> Set exercise
Search the data below for the string "this". Extract every line that contains it.

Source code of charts
· · · ·
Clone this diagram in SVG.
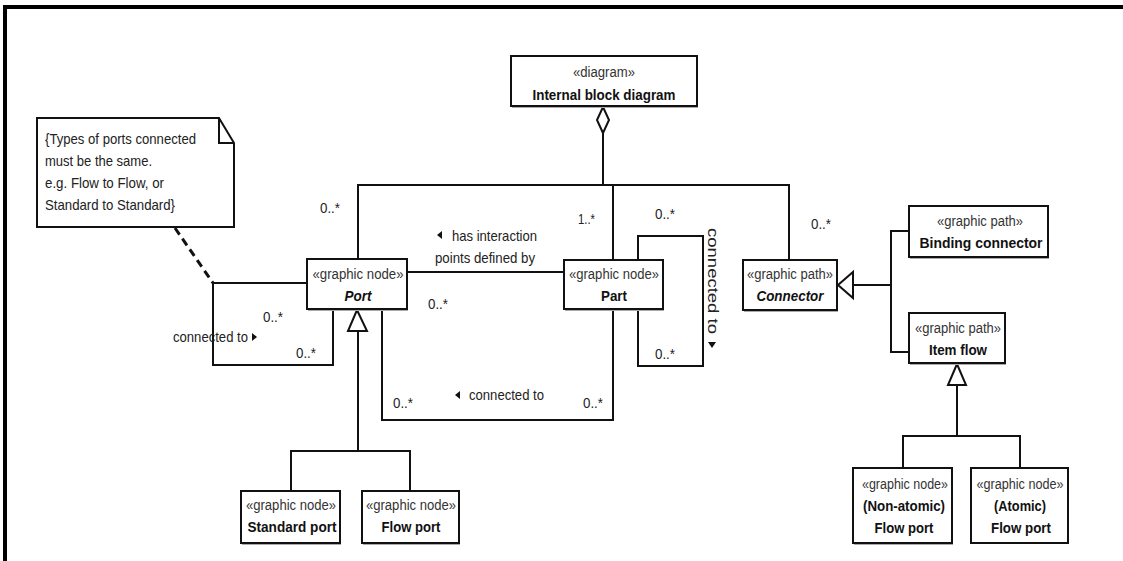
<svg xmlns="http://www.w3.org/2000/svg" width="1123" height="561" viewBox="0 0 1123 561">
<style>
.box{fill:#fff;stroke:#111;stroke-width:2}
.shadow{fill:#aaa;stroke:none}
.ln{fill:none;stroke:#111;stroke-width:2}
.st{font-family:"Liberation Sans",Arial,sans-serif;font-size:14px;fill:#333;text-anchor:middle}
.nm{font-family:"Liberation Sans",Arial,sans-serif;font-size:15px;font-weight:bold;fill:#111;text-anchor:middle}
.lb{font-family:"Liberation Sans",Arial,sans-serif;font-size:14.5px;fill:#222}
.tri{fill:#fff;stroke:#111;stroke-width:2}
.arr{fill:#111;stroke:none}
</style>
<rect x="0" y="0" width="1123" height="561" fill="#fff"/>
<g id="frame">
<line x1="3" y1="7" x2="1123" y2="7" stroke="#000" stroke-width="4"/>
<line x1="5" y1="5" x2="5" y2="561" stroke="#000" stroke-width="4"/>
</g>

<g id="connectors">
<polygon points="603,107 609,120 603,133 597,120" class="tri"/>
<line x1="603" y1="133" x2="603" y2="185" class="ln"/>
<polyline points="358,259 358,185 789,185 789,260" class="ln"/>
<line x1="613" y1="185" x2="613" y2="260" class="ln"/>
<line x1="407" y1="272" x2="564" y2="272" class="ln"/>
<polyline points="307,283 213,283 213,365 333,365 333,309" class="ln"/>
<polyline points="382,309 382,420 613,420 613,309" class="ln"/>
<polyline points="638,260 638,236 703,236 703,366 638,366 638,309" class="ln"/>
<line x1="175" y1="228" x2="213" y2="283" stroke="#111" stroke-width="3" stroke-dasharray="8,5"/>
<polyline points="853,285 891,285" class="ln"/>
<polyline points="910,231 891,231 891,352 910,352" class="ln"/>
<polygon points="838,285 853,272 853,298" class="tri"/>
<polyline points="957,385 957,436" class="ln"/>
<polyline points="903,468 903,436 1020,436 1020,468" class="ln"/>
<polygon points="957,364 948,385 966,385" class="tri"/>
<polyline points="358,331 358,451" class="ln"/>
<polyline points="291,491 291,451 410,451 410,491" class="ln"/>
<polygon points="357,310 348,331 367,331" class="tri"/>
</g>

<g id="labels">
<text class="lb" x="320" y="213" textLength="20" lengthAdjust="spacingAndGlyphs">0..*</text>
<text class="lb" x="578" y="224" textLength="17" lengthAdjust="spacingAndGlyphs">1..*</text>
<text class="lb" x="655" y="219" textLength="20" lengthAdjust="spacingAndGlyphs">0..*</text>
<text class="lb" x="811" y="229" textLength="20" lengthAdjust="spacingAndGlyphs">0..*</text>
<text class="lb" x="428" y="309" textLength="20" lengthAdjust="spacingAndGlyphs">0..*</text>
<text class="lb" x="655" y="359" textLength="20" lengthAdjust="spacingAndGlyphs">0..*</text>
<text class="lb" x="263" y="322" textLength="20" lengthAdjust="spacingAndGlyphs">0..*</text>
<text class="lb" x="296" y="358" textLength="20" lengthAdjust="spacingAndGlyphs">0..*</text>
<text class="lb" x="393" y="408" textLength="20" lengthAdjust="spacingAndGlyphs">0..*</text>
<text class="lb" x="583" y="408" textLength="20" lengthAdjust="spacingAndGlyphs">0..*</text>
<polygon class="arr" points="437,235 442,231 442,239"/>
<text class="lb" x="452" y="241" textLength="85" lengthAdjust="spacingAndGlyphs">has interaction</text>
<text class="lb" x="435" y="263" textLength="100" lengthAdjust="spacingAndGlyphs">points defined by</text>
<polygon class="arr" points="455,395 460,391 460,399"/>
<text class="lb" x="469" y="400" textLength="75" lengthAdjust="spacingAndGlyphs">connected to</text>
<text class="lb" x="173" y="342" textLength="75" lengthAdjust="spacingAndGlyphs">connected to</text>
<polygon class="arr" points="252,333 257,337 252,341"/>
<text class="lb" transform="translate(708,228) rotate(90)" font-size="13" textLength="106" lengthAdjust="spacingAndGlyphs">connected to</text>
<polygon class="arr" points="708,342 716,342 712,348"/>
</g>

<g id="note">
<polygon points="37,118 219,118 234,143 234,227 37,227" class="box"/>
<polyline points="219,118 219,143 234,143" class="ln"/>
<text class="lb" x="45" y="144" textLength="151" lengthAdjust="spacingAndGlyphs">{Types of ports connected</text>
<text class="lb" x="45" y="166" textLength="107" lengthAdjust="spacingAndGlyphs">must be the same.</text>
<text class="lb" x="45" y="188" textLength="119" lengthAdjust="spacingAndGlyphs">e.g. Flow to Flow, or</text>
<text class="lb" x="45" y="210" textLength="130" lengthAdjust="spacingAndGlyphs">Standard to Standard}</text>
</g>

<g id="diagram">
<rect class="shadow" x="512" y="58" width="186" height="50"/>
<rect class="box" x="511" y="56" width="186" height="50"/>
<text class="st" x="604" y="77" textLength="62" lengthAdjust="spacingAndGlyphs">«diagram»</text>
<text class="nm" x="604" y="100" textLength="143" lengthAdjust="spacingAndGlyphs">Internal block diagram</text>
</g>

<g id="port">
<rect class="shadow" x="308" y="261" width="100" height="50"/>
<rect class="box" x="307" y="259" width="100" height="50"/>
<text class="st" x="358" y="279" textLength="91" lengthAdjust="spacingAndGlyphs">«graphic node»</text>
<text class="nm" x="358" y="301" font-style="italic" textLength="27" lengthAdjust="spacingAndGlyphs">Port</text>
</g>

<g id="part">
<rect class="shadow" x="565" y="262" width="99" height="49"/>
<rect class="box" x="564" y="260" width="99" height="49"/>
<text class="st" x="614" y="279" textLength="90" lengthAdjust="spacingAndGlyphs">«graphic node»</text>
<text class="nm" x="614" y="301" textLength="26" lengthAdjust="spacingAndGlyphs">Part</text>
</g>

<g id="connector">
<rect class="shadow" x="744" y="262" width="94" height="50"/>
<rect class="box" x="743" y="260" width="94" height="50"/>
<text class="st" x="790" y="279" textLength="86" lengthAdjust="spacingAndGlyphs">«graphic path»</text>
<text class="nm" x="790" y="301" font-style="italic" textLength="67" lengthAdjust="spacingAndGlyphs">Connector</text>
</g>

<g id="binding">
<rect class="shadow" x="910" y="208" width="139" height="51"/>
<rect class="box" x="909" y="206" width="139" height="51"/>
<text class="st" x="980" y="226" textLength="86" lengthAdjust="spacingAndGlyphs">«graphic path»</text>
<text class="nm" x="981" y="248" textLength="123" lengthAdjust="spacingAndGlyphs">Binding connector</text>
</g>

<g id="itemflow">
<rect class="shadow" x="910" y="315" width="96" height="50"/>
<rect class="box" x="909" y="313" width="96" height="50"/>
<text class="st" x="958" y="333" textLength="86" lengthAdjust="spacingAndGlyphs">«graphic path»</text>
<text class="nm" x="958" y="355" textLength="58" lengthAdjust="spacingAndGlyphs">Item flow</text>
</g>

<g id="nonatomic">
<rect class="shadow" x="854" y="470" width="99" height="75"/>
<rect class="box" x="853" y="468" width="99" height="75"/>
<text class="st" x="905" y="489" textLength="86" lengthAdjust="spacingAndGlyphs">«graphic node»</text>
<text class="nm" x="904" y="511" textLength="82" lengthAdjust="spacingAndGlyphs">(Non-atomic)</text>
<text class="nm" x="904" y="533" textLength="59" lengthAdjust="spacingAndGlyphs">Flow port</text>
</g>

<g id="atomic">
<rect class="box" x="971" y="468" width="97" height="75" stroke-width="4"/>
<text class="st" x="1020" y="489" textLength="87" lengthAdjust="spacingAndGlyphs">«graphic node»</text>
<text class="nm" x="1020" y="511" textLength="52" lengthAdjust="spacingAndGlyphs">(Atomic)</text>
<text class="nm" x="1021" y="533" textLength="60" lengthAdjust="spacingAndGlyphs">Flow port</text>
</g>

<g id="standardport">
<rect class="shadow" x="242" y="493" width="99" height="52"/>
<rect class="box" x="241" y="491" width="99" height="52"/>
<text class="st" x="291" y="510" textLength="90" lengthAdjust="spacingAndGlyphs">«graphic node»</text>
<text class="nm" x="292" y="532" textLength="89" lengthAdjust="spacingAndGlyphs">Standard port</text>
</g>

<g id="flowport">
<rect class="shadow" x="363" y="493" width="97" height="52"/>
<rect class="box" x="362" y="491" width="97" height="52"/>
<text class="st" x="411" y="510" textLength="90" lengthAdjust="spacingAndGlyphs">«graphic node»</text>
<text class="nm" x="411" y="532" textLength="59" lengthAdjust="spacingAndGlyphs">Flow port</text>
</g>
</svg>
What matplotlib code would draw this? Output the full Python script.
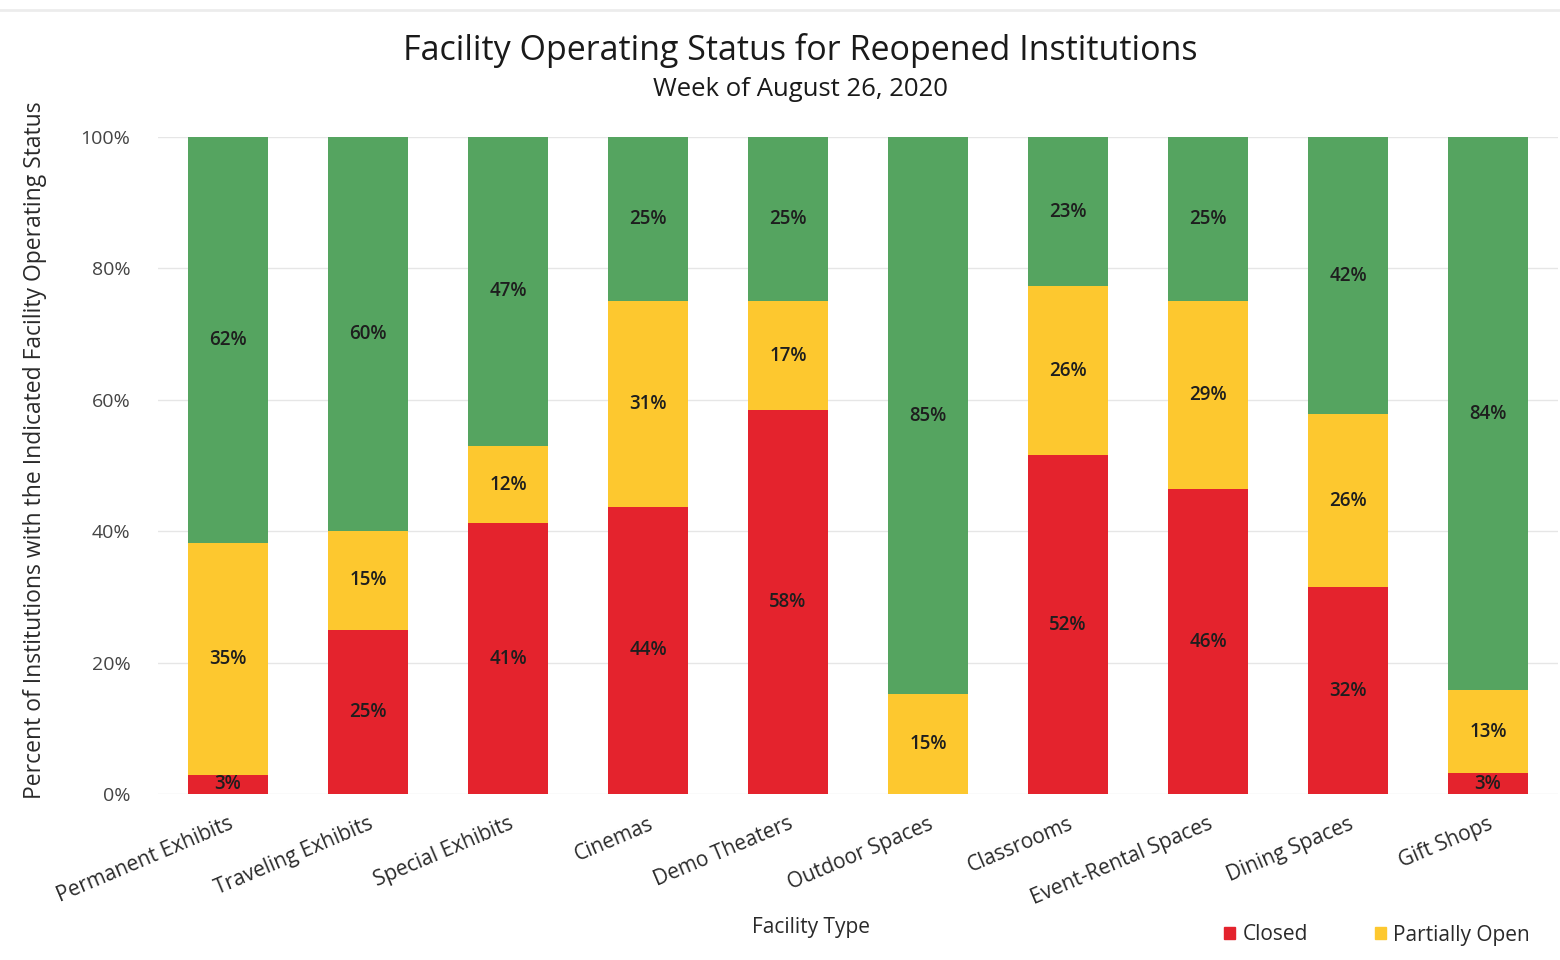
import matplotlib
matplotlib.use("Agg")
from matplotlib import pyplot as plt
from matplotlib.patches import Patch
import numpy as np

# 数据
categories = ["Permanent Exhibits", "Traveling Exhibits", "Special Exhibits", "Cinemas",
              "Demo Theaters", "Outdoor Spaces", "Classrooms", "Event-Rental Spaces",
              "Dining Spaces", "Gift Shops"]
closed = [2.9, 25.0, 41.2, 43.7, 58.4, 0.0, 51.6, 46.4, 31.5, 3.2]
partial = [35.3, 15.0, 11.8, 31.3, 16.6, 15.2, 25.7, 28.6, 26.3, 12.6]
open_ = [61.8, 60.0, 47.0, 25.0, 25.0, 84.8, 22.7, 25.0, 42.2, 84.2]
y_ticks = [0, 20, 40, 60, 80, 100]

RED = "#E4232D"
YELLOW = "#FDC82F"
GREEN = "#55A460"
FONT = ["Open Sans", "DejaVu Sans"]

plt.rcParams['font.family'] = FONT

fig = plt.figure(figsize=(15.6, 9.6), dpi=100)
ax = fig.add_axes([0.1013, 0.1729, 0.8974, 0.6844])

x = np.arange(len(categories))
w = 0.57
bottom = np.zeros(len(categories))
for vals, col in [(closed, RED), (partial, YELLOW), (open_, GREEN)]:
    vals = np.array(vals)
    ax.bar(x, vals, w, bottom=bottom, color=col, zorder=2)
    for xi, b, v in zip(x, bottom, vals):
        if v > 0:
            ax.text(xi, b + v / 2, "{:.0f}%".format(v), ha="center", va="center",
                    fontsize=13.5, color="#1e1e1e", fontweight="semibold", zorder=3)
    bottom += vals

ax.set_xlim(-0.5, 9.5)
ax.set_ylim(0, 100)
ax.set_yticks(y_ticks)
ax.set_yticklabels(["{}%".format(t) for t in y_ticks], fontsize=14, color="#444444")
ax.grid(axis="y", color="#e6e6e6", linewidth=1, zorder=0)
ax.set_axisbelow(True)
for s in ax.spines.values():
    s.set_visible(False)
ax.tick_params(axis="both", length=0)
ax.tick_params(axis="y", pad=20)

ax.set_xticks(x)
ax.set_xticklabels(categories, rotation=23, ha="right", rotation_mode="anchor",
                   fontsize=15, color="#2a2a2a")
ax.tick_params(axis="x", pad=14)

ax.set_ylabel("Percent of Institutions with the Indicated Facility Operating Status",
              fontsize=16.5, color="#2a2a2a")
ax.yaxis.set_label_coords(-0.079, 0.524)

fig.text(0.52, 1 - 927 / 960, "Facility Type", ha="center", va="center",
         fontsize=15, color="#2a2a2a")

fig.text(0.513, 1 - 50 / 960, "Facility Operating Status for Reopened Institutions",
         ha="center", va="center", fontsize=24.5, color="#1a1a1a")
fig.text(0.513, 1 - 90 / 960, "Week of August 26, 2020", ha="center", va="center",
         fontsize=18.5, color="#1a1a1a")

# 顶部浅灰线
fig.add_artist(plt.Line2D([0, 1], [1 - 10 / 960, 1 - 10 / 960], color="#ececec", linewidth=2))

handles = [Patch(color=RED, label="Closed"), Patch(color=YELLOW, label="Partially Open")]
fig.legend(handles=handles, loc="center left", bbox_to_anchor=(1205 / 1560, 1 - 935 / 960),
           ncol=2, frameon=False, fontsize=15, handlelength=0.55, handleheight=0.55,
           columnspacing=3.2, handletextpad=0.35, labelcolor="#2a2a2a")

fig.savefig("out.png", dpi=100)
plt.close()
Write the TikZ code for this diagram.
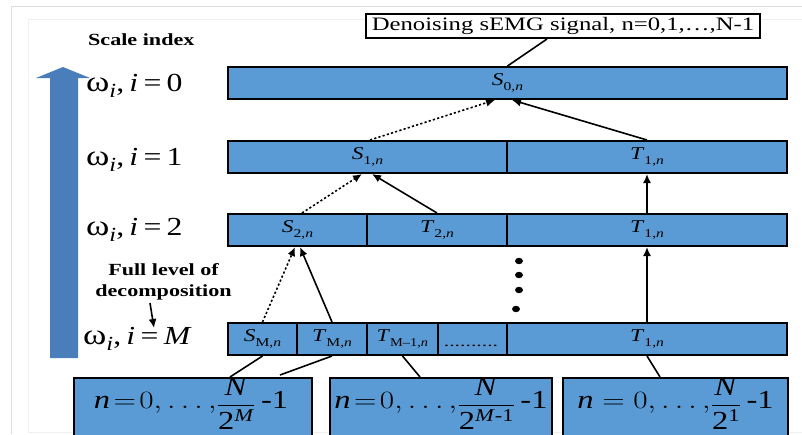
\documentclass[tikz,border=0pt]{standalone}
\usepackage{fontspec}
\setmainfont{Liberation Serif}
\usepackage{amsmath}
\usepackage{graphicx}
\usetikzlibrary{arrows.meta}

\definecolor{cellblue}{HTML}{5B9BD5}
\definecolor{arrowblue}{HTML}{4A7EBB}

% lowered subscript used in the coefficient labels
\newcommand{\lowsub}[1]{\raisebox{-0.5ex}{\fontsize{12}{12}\selectfont #1}}
% horizontally widened text
\newcommand{\wide}[2]{\scalebox{#1}[1]{#2}}
% a coefficient label such as S_{1,n}
\newcommand{\coef}[2]{\wide{1.3}{\fontsize{18}{18}\selectfont\textit{#1}\lowsub{#2}}}
% a scale label such as omega_i, i=0
\newcommand{\scalelab}[1]{\wide{1.22}{\fontsize{26}{26}\selectfont {\fontsize{29}{29}\selectfont ω}\raisebox{-6pt}{\fontsize{20}{20}\selectfont\textit{i}},\,\textit{i}\,=\,#1}}
% large text-font fraction N / 2^e
\newcommand{\bigtext}[1]{\text{\fontsize{26}{26}\selectfont #1}}
\newcommand{\sizefrac}[1]{\raisebox{-4pt}{$\dfrac{\bigtext{\textit{N}}}{\bigtext{2\raisebox{8pt}{\fontsize{18}{18}\selectfont #1}}}$}}
% a sample range n = 0, ..., N / 2^e - 1
\newcommand{\range}[2]{\wide{1.25}{\fontsize{26}{26}\selectfont$\textit{n}#1 0,\ldots,$\sizefrac{#2}\,-1}}

\begin{document}
\begin{tikzpicture}[x=1pt,y=-1pt,
  cell/.style={draw=black, line width=2pt, fill=cellblue, inner sep=0pt,
    minimum height=32pt, anchor=center},
  seg/.style={cell, minimum height=62pt},
  link/.style={line width=1.6pt},
  up/.style={link, -{Latex[length=9pt,width=8pt]}},
  dotup/.style={up, dash pattern=on 2.2pt off 2.2pt},
  boldlab/.style={font=\fontsize{17}{17}\selectfont\bfseries, inner sep=0pt},
  frameline/.style={draw=black!13, line width=0.8pt},
  framefaint/.style={draw=black!6, line width=0.8pt}
]
\useasboundingbox (0,0) rectangle (802,434);
\clip (0,0) rectangle (802,434);

% page frame
\draw[frameline] (11,434) -- (11,6) -- (802,6);
\draw[framefaint] (802,19) -- (28,19) -- (28,432) -- (802,432);

% scale direction arrow
\fill[arrowblue] (50,358) -- (50,78) -- (36,78) -- (63,67) -- (90,78) -- (78,78) -- (78,358) -- cycle;

\node[boldlab, anchor=base west] (scaleidx) at (88,45) {\wide{1.3}{Scale index}};

% scale labels
\node[anchor=base west, inner sep=0pt] (w0) at (86,91) {\scalelab{0}};
\node[anchor=base west, inner sep=0pt] (w1) at (86,165) {\scalelab{1}};
\node[anchor=base west, inner sep=0pt] (w2) at (86,235) {\scalelab{2}};
\node[anchor=base west, inner sep=0pt] (wM) at (83,344) {\scalelab{\textit{M}}};

\node[boldlab, anchor=base] (full) at (163.5,275) {\wide{1.3}{Full level of}};
\node[boldlab, anchor=base] (decomp) at (163.5,296) {\wide{1.3}{decomposition}};
\coordinate (fullA) at (150,303);
\coordinate (fullB) at (154,328);
\draw[up] (fullA) -- (fullB);

% output signal
\node[draw=black, line width=2pt, fill=white, inner sep=0pt, minimum width=394pt,
  minimum height=24pt] (out) at (563,26)
  {\wide{1.3}{\fontsize{19}{19}\selectfont Denoising sEMG signal, n=0,1,\dots,N-1}};

% level 0
\node[cell, minimum width=559pt] (S0) at (507.5,83) {\coef{S}{0,\textit{n}}};
% level 1
\node[cell, minimum width=279pt] (S1) at (367.5,157) {\coef{S}{1,\textit{n}}};
\node[cell, minimum width=280pt] (T1a) at (647,157) {\coef{T}{1,\textit{n}}};
% level 2
\node[cell, minimum width=139pt] (S2) at (297.5,230) {\coef{S}{2,\textit{n}}};
\node[cell, minimum width=140pt] (T2) at (437,230) {\coef{T}{2,\textit{n}}};
\node[cell, minimum width=280pt] (T1b) at (647,230) {\coef{T}{1,\textit{n}}};
% level M
\node[cell, minimum width=69pt] (SM) at (262.5,339) {\coef{S}{M,\textit{n}}};
\node[cell, minimum width=70pt] (TM) at (332,339) {\coef{T}{M,\textit{n}}};
\node[cell, minimum width=71pt] (TM1) at (402.5,339) {\wide{0.92}{\coef{T}{M\textendash1,\textit{n}}}};
\node[cell, minimum width=69pt] (gap) at (472.5,339) {};
\node[inner sep=0pt, anchor=base] (gapdots) at (471,346) {\wide{1.55}{\fontsize{14}{14}\selectfont ..........}};
\node[cell, minimum width=280pt] (T1c) at (647,339) {\coef{T}{1,\textit{n}}};

% sample ranges
\node[seg, minimum width=238pt] (B1) at (193,409) {};
\node[seg, minimum width=222pt] (B2) at (441,409) {};
\node[seg, minimum width=225pt] (B3) at (675.5,409) {};
\node[inner sep=0pt, anchor=base] (B1t) at (191,408) {\range{\!=\!}{\textit{M}}};
\node[inner sep=0pt, anchor=base] (B2t) at (441,408) {\range{\!=\!}{\textit{M}-1}};
\node[inner sep=0pt, anchor=base] (B3t) at (675.5,408) {\range{=}{1}};

% reconstruction links
\draw[link] ([xshift=-16pt]out.south) -- (S0.north);
\draw[dotup] ([xshift=2.5pt]S1.north) -- ([xshift=-12.5pt]S0.south);
\draw[up] (T1a.north) -- ([xshift=4.5pt]S0.south);
\draw[dotup] ([xshift=4.5pt]S2.north) -- ([xshift=-5.5pt]S1.south);
\draw[up] (T2.north) -- ([xshift=4.5pt]S1.south);
\draw[up] (T1b.north) -- (T1a.south);
\draw[up] (T1c.north) -- (T1b.south);
\draw[dotup] (SM.north) -- ([xshift=-2.5pt]S2.south);
\draw[up] (TM.north) -- ([xshift=2.5pt]S2.south);

% decomposition links
\coordinate (tmend) at (280,375);
\draw[link] (SM.south) -- ([xshift=37pt]B1.north);
\draw[link] (TM.south) -- (tmend);
\draw[link] (TM1.south) -- ([xshift=-21pt]B2.north);
\draw[link] (T1c.south) -- ([xshift=-15.5pt]B3.north);

% continuation dots
\fill (519,261) ellipse (4pt and 3.2pt);
\fill (519,275) ellipse (4pt and 3.2pt);
\fill (519,290) ellipse (4pt and 3.2pt);
\fill (516,309) ellipse (4pt and 3.2pt);
\end{tikzpicture}
\end{document}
· · · ·
> Problem solution
Clone this diagram in SVG.
What matplotlib code would draw this? Output the full Python script.
Write the TikZ code for this diagram.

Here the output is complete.